Common law dean hopes to be an agent for change in provincial politics
Nathalie Des Rosiers, the current dean of the U of O Faculty of Law’s common law section and former general counsel at the Canadian Civil Liberties Association, has announced that she intends to run for the Ontario Liberal Party nomination in the Ottawa-Vanier riding.
Des Rosiers, a constitutional law expert who fought the expansion and abuse of police powers displayed throughout the course of the June 2010 G20 summit, sees a career in politics as an opportunity to contribute to the public interest in a new way.
“I’ve been an academic, I’ve also been on the advocacy side … and so now it’s like going inside to try to do whatever we can to make some changes,” Des Rosiers told the Fulcrum.
She initially thought of running after meeting with former Ottawa-Vanier MPP Madeleine Meilleur to advocate for freedom of expression and assembly rights in the context of the 2010 G20 summit. This summit was the site of heavily criticized police violence against peaceful demonstrators, and lead to the largest case of mass arrests in Canadian history.
After this meeting, Des Rosiers realized that she might be able to make a difference from within government. But this also meant giving up her career in education, a decision that Des Rosier did not make lightly.
“I really love the University of Ottawa, I certainly love my colleagues and the staff and the students here at the Faculty of Law, common law section, so it was hard to decide because the research that my colleagues and I are producing influences, shapes public policy.”
Despite these difficulties, Des Rosiers believes that the work that she has done as an academic will benefit her as she enters politics. For instance, her legal training will help her understand how legislation can offer solutions to certain issues in society, while her work in research will enable her to propose legislative changes, confident that her suggestions are based on good evidence and knowledge.
“This is a new world, but I’m quite ready and happy to learn, and it’s not the first time in my life that I had to almost reinvent myself.”

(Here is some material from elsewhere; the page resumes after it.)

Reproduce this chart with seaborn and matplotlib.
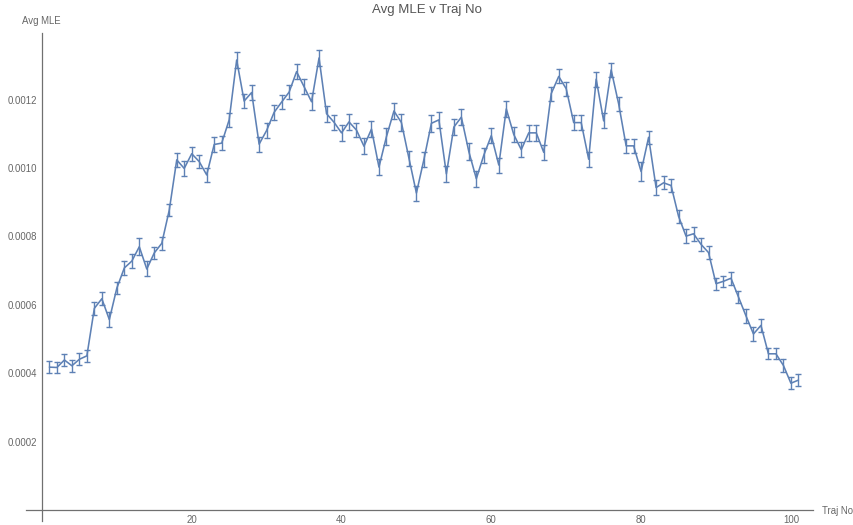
import numpy as np
import pandas as pd
import matplotlib
matplotlib.use("Agg")
import matplotlib.pyplot as plt
import seaborn as sns

# Trajectory numbers and the mean MLE for each, with its error half-width
traj_no = list(range(1, 102))

avg_mle = [
    0.000418, 0.000417, 0.000439, 0.000422, 0.000441, 0.000451, 0.000590, 0.000618, 0.000557, 0.000649,
    0.000708, 0.000728, 0.000770, 0.000705, 0.000752, 0.000780, 0.000877, 0.001024, 0.000999, 0.001042,
    0.001019, 0.000980, 0.001069, 0.001073, 0.001141, 0.001316, 0.001196, 0.001221, 0.001070, 0.001110,
    0.001163, 0.001193, 0.001222, 0.001282, 0.001238, 0.001194, 0.001322, 0.001159, 0.001134, 0.001103,
    0.001135, 0.001111, 0.001064, 0.001114, 0.001003, 0.001092, 0.001167, 0.001133, 0.001029, 0.000927,
    0.001025, 0.001131, 0.001141, 0.000983, 0.001120, 0.001149, 0.001048, 0.000969, 0.001038, 0.001095,
    0.001009, 0.001173, 0.001098, 0.001054, 0.001103, 0.001103, 0.001046, 0.001218, 0.001268, 0.001232,
    0.001133, 0.001133, 0.001026, 0.001260, 0.001138, 0.001287, 0.001188, 0.001065, 0.001065, 0.000990,
    0.001090, 0.000943, 0.000957, 0.000949, 0.000859, 0.000801, 0.000808, 0.000777, 0.000753, 0.000662,
    0.000669, 0.000678, 0.000623, 0.000568, 0.000515, 0.000540, 0.000457, 0.000457, 0.000423, 0.000371,
    0.000380,
]

mle_err = [
    1.71e-5, 1.71e-5, 1.66e-5, 1.71e-5, 1.71e-5, 1.71e-5, 1.95e-5, 1.85e-5, 2.10e-5, 1.85e-5,
    2.05e-5, 1.95e-5, 2.44e-5, 2.19e-5, 1.85e-5, 1.95e-5, 1.85e-5, 1.95e-5, 2.24e-5, 2.05e-5,
    1.95e-5, 1.95e-5, 2.10e-5, 2.05e-5, 2.14e-5, 2.44e-5, 2.14e-5, 2.19e-5, 2.19e-5, 2.29e-5,
    2.19e-5, 2.10e-5, 2.10e-5, 2.24e-5, 2.14e-5, 2.44e-5, 2.34e-5, 2.29e-5, 2.24e-5, 2.29e-5,
    2.34e-5, 2.14e-5, 2.29e-5, 2.44e-5, 2.34e-5, 2.44e-5, 2.44e-5, 2.39e-5, 2.24e-5, 2.19e-5,
    2.29e-5, 2.44e-5, 2.44e-5, 2.29e-5, 2.29e-5, 2.29e-5, 2.44e-5, 2.34e-5, 2.19e-5, 2.29e-5,
    2.19e-5, 2.44e-5, 2.29e-5, 2.29e-5, 2.29e-5, 2.29e-5, 2.19e-5, 2.05e-5, 2.05e-5, 2.10e-5,
    2.19e-5, 2.19e-5, 2.19e-5, 2.19e-5, 2.19e-5, 2.14e-5, 2.10e-5, 1.95e-5, 1.95e-5, 2.78e-5,
    1.95e-5, 2.19e-5, 1.95e-5, 1.80e-5, 1.85e-5, 2.05e-5, 2.05e-5, 1.80e-5, 1.95e-5, 1.75e-5,
    1.56e-5, 1.95e-5, 1.85e-5, 1.95e-5, 2.10e-5, 1.80e-5, 1.61e-5, 1.61e-5, 1.80e-5, 1.75e-5,
    1.75e-5,
]

x_major = [20, 40, 60, 80, 100]
x_minor = [v for v in range(5, 101, 5) if v not in x_major]
y_major = [0.0002, 0.0004, 0.0006, 0.0008, 0.0010, 0.0012]
y_major_labels = ["0.0002", "0.0004", "0.0006", "0.0008", "0.0010", "0.0012"]
y_minor = [round(k * 0.00005, 6) for k in range(1, 28) if k % 4 != 0]

LINE = "#5E81B5"
AXIS = "#707070"
TEXT = "#666666"

# Long-form table: each trajectory carries (mean - err, mean, mean + err),
# so the mean estimator recovers the value and the min/max span is the error bar.
rows = []
for t, m, e in zip(traj_no, avg_mle, mle_err):
    for v in (m - e, m, m + e):
        rows.append((t, v))
df = pd.DataFrame(rows, columns=["traj", "mle"])

sns.set_style("white")
plt.rcParams["font.family"] = ["Liberation Sans", "DejaVu Sans"]

W, H = 854, 525
fig = plt.figure(figsize=(W / 100, H / 100), dpi=100)
ax = fig.add_axes([26.2 / W, 1 - 520.7 / H, (813 - 26.2) / W, (520.7 - 33) / H])

sns.lineplot(
    data=df, x="traj", y="mle", estimator="mean",
    errorbar=lambda s: (s.min(), s.max()), err_style="bars",
    color=LINE, linewidth=1.15,
    err_kws=dict(capsize=2.4, elinewidth=1.0, capthick=1.0),
    ax=ax,
)

ax.set_xlim(-2.1, 102.95)
ax.set_ylim(-0.000031, 0.001395)

for side in ("top", "right"):
    ax.spines[side].set_visible(False)
ax.spines["left"].set_position(("data", 0))
ax.spines["bottom"].set_position(("data", 0))
for side in ("left", "bottom"):
    ax.spines[side].set_color(AXIS)
    ax.spines[side].set_linewidth(0.9)

ax.set_xticks(x_major)
ax.set_xticklabels([str(v) for v in x_major])
ax.set_xticks(x_minor, minor=True)
ax.set_yticks(y_major)
ax.set_yticklabels(y_major_labels)
ax.set_yticks(y_minor, minor=True)

ax.tick_params(which="major", direction="in", length=3.0, width=0.8,
               color=AXIS, labelcolor=TEXT, labelsize=6.9, pad=3.3)
ax.tick_params(which="minor", direction="in", length=1.6, width=0.7, color=AXIS)
ax.set_xlabel("")
ax.set_ylabel("")
ax.grid(False)

fig.text(21.7 / W, 1 - 21 / H, "Avg MLE", ha="left", va="center", color=TEXT, fontsize=6.9)
fig.text(822 / W, 1 - 511 / H, "Traj No", ha="left", va="center", color=TEXT, fontsize=6.9)
fig.text(427 / W, 1 - 10 / H, "Avg MLE v Traj No", ha="center", va="center", color="#555555", fontsize=9.5)

fig.savefig("out.png", dpi=100)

Some of the issues which Des Rosiers hopes to address if elected include Indigenous rights, transparency and accountability for democratic institutions, women’s issues, Francophone affairs, and immigrant rights—all of which she has focused on during her career.
“I will continue to support a vision of Ontario that is grounded in tolerance, grounded in opportunity for everyone, and equality,” said Des Rosiers. “I’m prepared to fight for that vision in the next election.”
Des Rosiers also emphasized her desire to include the voices of youth in the decisions she makes. She intends to do this through the creation of an advisory group of young people that could help measure the impact of provincial policies on them.
“University students, I think, have a role and certainly have a responsibility to be particularly engaged citizens because they have access to knowledge. I hope in part that my journey in going into politics will inspire our students to step up in the political light either as a candidate or generally in terms of engaging directly with the issues of our time.”